David Michael Miller
The MAMAs provide motivation to create.
With new honors for roadies and children's music, performances by acts like Kyle Henderson and Son Contrabando, and proceeds benefiting music education, the 11th annual Madison Area Music Awards will celebrate the talent, drive and diversity in the local music scene. The awards ceremony takes place on June 22 at Overture Center, after a red-carpet event that aspires to out-glitz the Grammys.
The awards were conceived by Tvedt, graphic designer Stephen Ellestad and musician Mark Adkins. The longtime goal has been twofold: celebrating Madison-made music and raising money for good causes.
Voters had to pay a $5 registration fee to the Madison Area Music Association this year. Each registrant receives a membership to Broadjam, a Madison-based service that helps artists license and promote their work. Over the years, this fee has helped supplement music programs at area schools and organizations like the Boys and Girls Club. But some local musicians don't participate in the MAMAs because they object to the fee, because they aren't aware of the opportunity, or because they don't see the point of awards, resulting in an incomplete pool of nominees.
Tvedt says $5 is a small price to pay for participation. The entry fee used to be $10, but it has been reduced since the MAMAs gained sponsors for award categories.
"Last I checked with WAMI [the statewide music awards], it was $40 per band member to be a member, up to $200. In light of that, [the MAMAs] are a tremendous bargain," he says.
Tvedt emphasizes that the Madison Area Music Association is a charity, and that the registration fee is a donation.

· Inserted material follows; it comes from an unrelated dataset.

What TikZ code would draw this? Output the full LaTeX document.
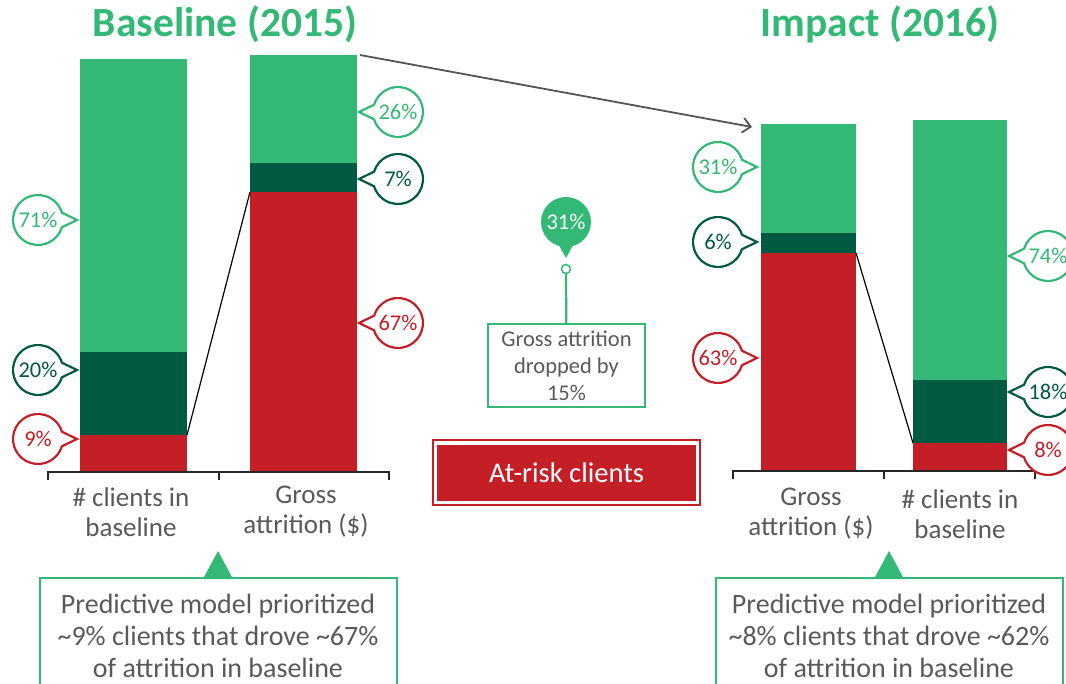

He argues that the fee is "necessary" because it helps "maintain voting integrity and prevents subversion."
But even if a local act doesn't mind paying a few bucks to be considered for an award, its fans might not want to pay $5 to vote. Tvedt points to a lack of negative feedback about the fee, noting that music fans should be willing to donate at least a little bit of money to help recognize the local scene.
"We get no complaints on the $5 registration donation, though it amazes me that in 2014 we still hear complaints about $5 covers at our fundraisers," he says.
The MAMAs are just one facet of Tvedt's work as an advocate for local music. He and Matt Jacoby run a project called Local Sounds, whose mission is "to document and preserve Madison's music history as well as support the current roster of artists working in Madison."
Tvedt has been increasingly vocal about the need for musicians to be paid fairly. He's also been spending more time sharing ideas about how to build a financially sustainable music career. He says many local performers face two major obstacles when they're considering whether to pursue music full time.
"First is time, because building a network and a fan base takes an incredible amount of time on top of the rehearsing, recording, writing and gigging, and on top of a day job. The second is stability. Few groups can persevere long enough to realize their ambitions," he says.
The Local Sounds blog recently made waves with a post titled "The Revenue You May Be Missing Out On," which shared an infographic explaining how three Seattle musicians make a living through their art. While Seattle is a much larger city than Madison, Tvedt and Jacoby are interested in helping artists explore revenue opportunities they might not know about.
So how do the MAMAs fit into this work? For starters, they provide motivation to create. They also recognize some of the work that goes unnoticed in the life of a musician, from loading heavy gear into a van before a performance to practicing diligently before recording an album.
Tvedt says the presentation of this year's lifetime achievement awards will be especially moving. The 2014 recipient will be gospel icon Leotha Stanley, who'll be honored at the ceremony by Wisconsin Public Radio broadcaster Jonathan Overby.
New as of last year, there's also a songwriter award that honors a local composer for a body of work. Marques Bovre received the award in 2013, after dying of brain cancer.
"It was a very, very moving moment," says Tvedt. "There are always several very moving moments; some are poignant. Those are the highlights for me."